= Fiore Buccieri =

American mobster

Fiore "Fifi" Buccieri (December 16, 1907 – August 17, 1973) was a Chicago mobster and member of the Chicago Outfit who specialized in loansharking.

==Early years==
As a youth he was a member of the Chicago 42 Gang with future Outfit boss Sam "Momo" Giancana. He was the brother of mobster Frank Buccieri. During the 1920s, the two men worked as gunmen for future Outfit boss Al Capone. In 1925, Buccieri was arrested for the first time on concealed weapons charge. During the bootleg wars of Prohibition, Buccieri was reportedly involved in at least 10 gangland slayings. In the 1960s, following Giancana's rise to the day-to-day "boss" position in the Outfit, Buccieri served as a top enforcer and personal hitman. He was also involved in labor racketeering bombing, arson and loan sharking.

==Top Loanshark==
As a loan shark, Buccieri would send his men to stake out employment offices. These thugs would pass out business cards to the unemployed that listed Buccieri as a, "loan officer." The mob generally viewed unemployed workers as poor loan prospects; however, Buccieri was so effective at intimidating his "juice," or "loan interest," victims that they would steal or rob to pay him off. Buccieri would often warn friends of a "juice" victim not to ride around with him, "because he is going to get hit." When the victim heard this warning, he would quickly pay up.
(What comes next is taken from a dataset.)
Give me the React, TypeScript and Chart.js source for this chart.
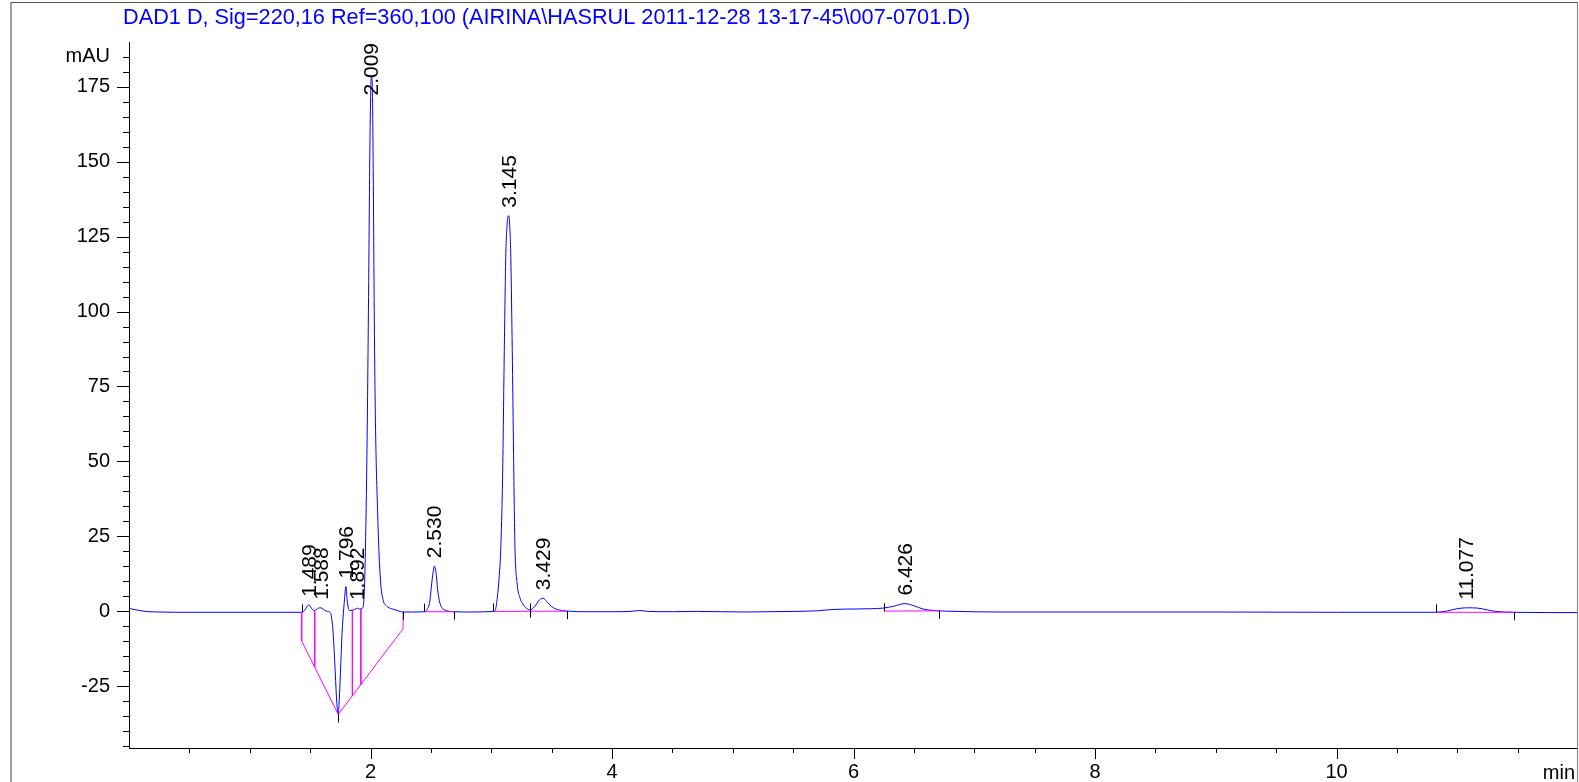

Buccieri, along with Jackie "The Lackey" Cerone, James "Turk" Torello, Samuel "Mad Sam" DeStefano and Dave Yaras participated in the infamous torture murder of loanshark William "Action" Jackson. The Outfit suspected Jackson of stealing its money and working for the Federal Bureau of Investigation (FBI) as an informant. The 300-pound Jackson was hung on a meat hook and tortured with ice picks, baseball bats, a blow torch and an electric cattle prod. This ordeal went on for three days, until Jackson finally died of shock. Federal authorities later obtained details of Jackson's murder from conversations overheard between Buccieri and Cerone. As it turned out, Jackson was not an FBI informant.

While in Miami in January 1962, Buccieri was recorded by the FBI in an electronic eavesdropping operation discussing the proposed killing of Frank Esposito with his fellow mobsters Jackie Cerone, David Yaras and Jimmy Torello. The Florida authorities were subsequently tipped off.

==Later years==
The subject of later federal investigations, Buccieri was dubbed by federal agents, "the lord high executioner," in 1966. Buccieri's 62nd birthday celebration, attended by hundreds of mobsters from Chicago and around the nation, was observed by both federal and local police. They suspected that the party was a front for a mob summit meeting in which Giancana officially took over the Outfit from Anthony Accardo, which might have been an erroneous thought at some level, because Giancana has just spent the previous 12 months in federal prison and got booted that year as The Outfit's top day-to-day boss after getting out of prison, taking over the top spot nine years earlier.

In 1973, Fiore Buccieri died of cancer. In 1975, Giancana was murdered in his home. Some authorities speculated that the mob would not have ordered Giancana's death if Buccieri were still alive and acting as his bodyguard.